Assad is one of the reasons why ISIS exists to begin with. He has been so brutal towards the Sunni within Syria that he created the space that led to the people of Syria themselves to stand up and overthrow him. That led to the chaos [that allowed ISIS] to grow more powerful.

While I’m skeptical of Rubio’s argument that arming anti-Assad rebels early in the rebellion could have prevented the civil war, this is a good explanation of why it’s not as simple as just letting the Syrian government fight ISIS.

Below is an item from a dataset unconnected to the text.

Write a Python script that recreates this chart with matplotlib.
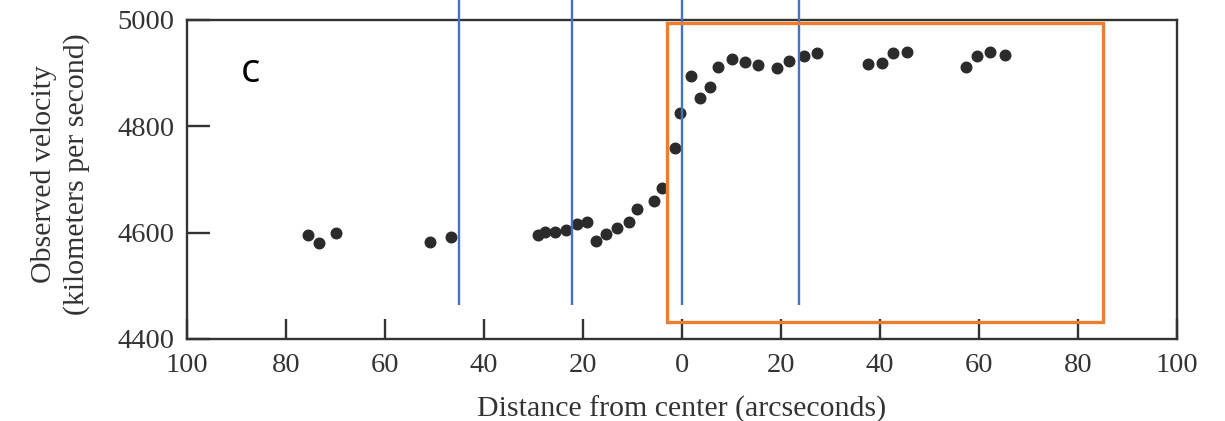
import matplotlib
matplotlib.use("Agg")
import matplotlib.pyplot as plt
from matplotlib.ticker import FuncFormatter
from matplotlib.patches import Rectangle

# Data (negative = one side of the center)
distance = [-75.5, -73.3, -70.0, -50.9, -46.6,
            -29.1, -27.7, -25.7, -23.5, -21.2, -19.2, -17.3, -15.4, -13.1,
            -10.7, -9.0, -5.7, -4.0, -1.4, -0.4, 1.8, 3.6, 5.7, 7.3, 10.1,
            12.8, 15.3, 19.3, 21.7, 24.7, 27.2, 37.5, 40.4, 42.7, 45.4,
            57.3, 59.7, 62.3, 65.2]
velocity = [4595, 4580, 4599, 4582, 4591,
            4595, 4601, 4601, 4604, 4617, 4620, 4584, 4598, 4608,
            4620, 4645, 4659, 4683, 4759, 4825, 4894, 4854, 4874, 4912, 4926,
            4921, 4916, 4909, 4923, 4932, 4937, 4918, 4920, 4938, 4940,
            4912, 4932, 4939, 4934]

x_ticks = [-100, -80, -60, -40, -20, 0, 20, 40, 60, 80, 100]
y_ticks = [4400, 4600, 4800, 5000]
marker_lines = [-45.0, -22.3, 0.0, 23.6]
box_x = [-3.1, 85.1]
box_y = [4432, 4994]

serif = ["Liberation Serif", "DejaVu Serif"]
txt_col = "#333333"

fig = plt.figure(figsize=(12.25, 4.21), dpi=100)
ax = fig.add_axes([0.1527, 0.195, 0.808, 0.7575])

ax.plot(distance, velocity, "o", color="#2b2b2b", markersize=7.6, zorder=3)

ax.set_xlim(-100, 100)
ax.set_ylim(4400, 5000)
ax.set_xticks(x_ticks)
ax.set_yticks(y_ticks)
ax.xaxis.set_major_formatter(FuncFormatter(lambda v, p: f"{abs(int(round(v)))}"))

for s in ax.spines.values():
    s.set_linewidth(1.7)
    s.set_color("#333333")

ax.tick_params(axis="x", direction="in", length=14.5, width=1.7, color="#333333",
               pad=10.5, labelsize=20.5, labelcolor=txt_col)
ax.tick_params(axis="y", direction="in", length=16.5, width=1.7, color="#333333",
               pad=9, labelsize=20.5, labelcolor=txt_col)
for lab in ax.get_xticklabels() + ax.get_yticklabels():
    lab.set_family(serif)

ax.set_xlabel("Distance from center (arcseconds)", family=serif, fontsize=21.5,
              color=txt_col)
ax.xaxis.set_label_coords(0.5, -0.178)
ax.set_ylabel("Observed velocity\n(kilometers per second)", family=serif,
              fontsize=21.5, color=txt_col, linespacing=1.3)
ax.yaxis.set_label_coords(-0.098, 0.518)

# annotations
ax.vlines(marker_lines, 4464, 5045, colors="#4472C4", linewidth=1.7,
          clip_on=False, zorder=4)
ax.add_patch(Rectangle((box_x[0], box_y[0]), box_x[1] - box_x[0],
                       box_y[1] - box_y[0], fill=False, edgecolor="#ED7D31",
                       linewidth=2.4, zorder=5))
ax.text(-87.3, 4903, "c", family=["Open Sans", "DejaVu Sans"], fontsize=29,
        color="black", ha="center", va="center")

fig.savefig("out.png", dpi=100, facecolor="white")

Rubio also provided a strong defense of his decision to support military action against Qaddafi:

The revolt against Qaddafi was started by the Libyan people. And I argued we needed to get involved because he was going to go one way or the other, and the longer the civilian war took, the more militias would be formed. As far as Muammar Qaddafi, he is the man who killed the Americans over Lockerbie, Scotland, and killed Marines. And you know why he cooperated on the nuclear program? Because we got rid of Saddam Hussein. 
We will have to work with less than ideal governments. The government in Saudi Arabia is not a democracy, but we have to work with them. The government in Jordan is not perfect but we have to work with them. But Assad, who sent IEDs into Iraq, if he goes, I will not shed a tear. 

It’s still striking to hear a candidate defend regime change in the name of U.S. national security in the post-Iraq era. This is also the type of forceful defense of the Libya intervention that Hillary Clinton—whose policies on both Libya and Syria have been a lot closer to Rubio’s than either would like to admit—has been ineffectively searching for in her debates.